Any suggestions are welcome, I am guessing this is a common problem.

+3  A: 

There are several other generators which may give you what you need:

  • hilo uses a hi/lo algorithm to efficiently generate identifiers of type long, short or int, given a table and column (by default hibernate_unique_key and next_hi respectively) as a source of hi values. The hi/lo algorithm generates identifiers that are unique only for a particular database.
  • uuid: uses a 128-bit UUID algorithm to generate identifiers of type string that are unique within a network (the IP address is used). The UUID is encoded as a string of 32 hexadecimal digits in length.

I'd recommend taking a look at hi/lo.

Also I can not add the auto_increment option to the db table because we have more than one key on the table.

I find this statement confusing - you cannot have one column be auto-incrementing if the primary key of the table uses more than one column?

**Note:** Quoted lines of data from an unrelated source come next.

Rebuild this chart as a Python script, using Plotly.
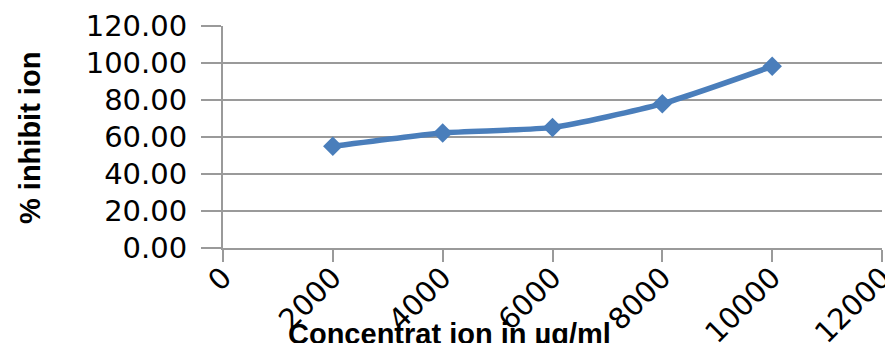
import plotly.graph_objects as go

# Concentration (µg/ml) and measured % inhibition
concentration = [2000, 4000, 6000, 8000, 10000]
inhibition = [55.0, 62.2, 65.2, 78.0, 98.2]

x_ticks = [0, 2000, 4000, 6000, 8000, 10000, 12000]
y_ticks = [0, 20, 40, 60, 80, 100, 120]
y_tick_text = [f"{v:.2f}" for v in y_ticks]

blue = "#4A7EBB"
grey = "#9A9A9A"
tick_font = dict(family="DejaVu Sans", size=29, color="#000000")

fig = go.Figure(
    go.Scatter(
        x=concentration,
        y=inhibition,
        mode="lines+markers",
        line=dict(color=blue, width=5.5, shape="spline", smoothing=0.6),
        marker=dict(symbol="diamond", size=15, color=blue),
        showlegend=False,
    )
)

fig.update_layout(
    width=885,
    height=343,
    margin=dict(l=223, r=3, t=26, b=95),
    paper_bgcolor="white",
    plot_bgcolor="white",
    xaxis=dict(
        range=[0, 12000],
        tickvals=x_ticks,
        ticktext=[str(v) for v in x_ticks],
        tickangle=-45,
        tickfont=tick_font,
        ticklabeloverflow="allow",
        automargin=False,
        showgrid=False,
        zeroline=False,
        showline=True,
        linecolor=grey,
        linewidth=2,
        ticks="outside",
        ticklen=12,
        tickwidth=2,
        tickcolor=grey,
        ticklabelstandoff=-13,
    ),
    yaxis=dict(
        range=[0, 120],
        tickvals=y_ticks,
        ticktext=y_tick_text,
        tickfont=tick_font,
        automargin=False,
        showgrid=True,
        gridcolor=grey,
        gridwidth=2,
        zeroline=False,
        showline=True,
        linecolor=grey,
        linewidth=2,
        ticks="outside",
        ticklen=20,
        tickwidth=2,
        tickcolor=grey,
        ticklabelstandoff=8,
    ),
    annotations=[
        dict(
            text="<b>% inhibit ion</b>",
            xref="paper", yref="paper",
            x=(30 - 223) / 659, y=(248 - 138) / 222,
            xanchor="center", yanchor="middle",
            textangle=-90,
            showarrow=False,
            font=dict(family="Liberation Sans", size=29, color="#000000"),
        ),
        dict(
            text="<b>Concentrat ion in µg/ml</b>",
            xref="paper", yref="paper",
            x=(449 - 223) / 659, y=-(334 - 248) / 222,
            xanchor="center", yanchor="middle",
            showarrow=False,
            font=dict(family="Liberation Sans", size=29, color="#000000"),
        ),
    ],
)

fig.write_html("out.html")
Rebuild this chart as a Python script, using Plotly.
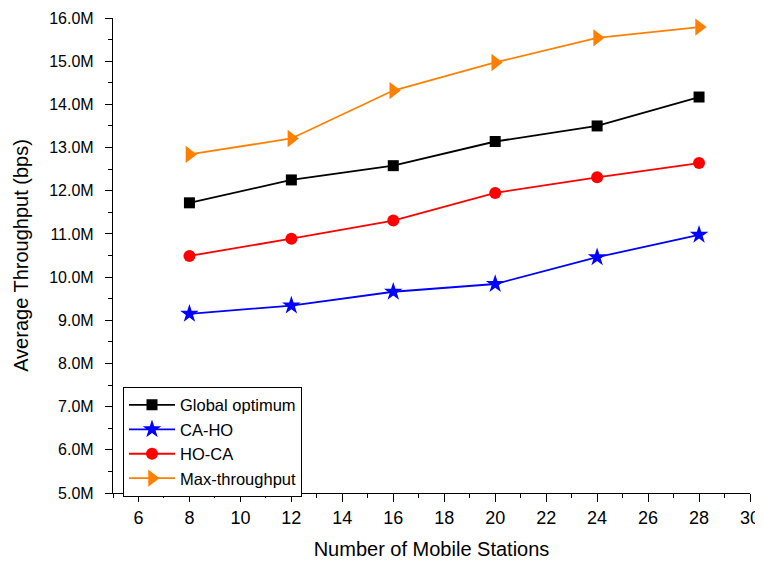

Why would you have a primary key of more than one column where one of the columns is unique anyway - this makes it impossible to ever have more than one value for the id field, thus negating the purpose of a compound PK.

matt b
Thanks for the response. It appears like I'l have to create another table for this algorithm to store the hi value. We decided to go with the an SP. Regarding the primary key, I just simplified the question here. The id does not always auto increment. We are only testing it right now.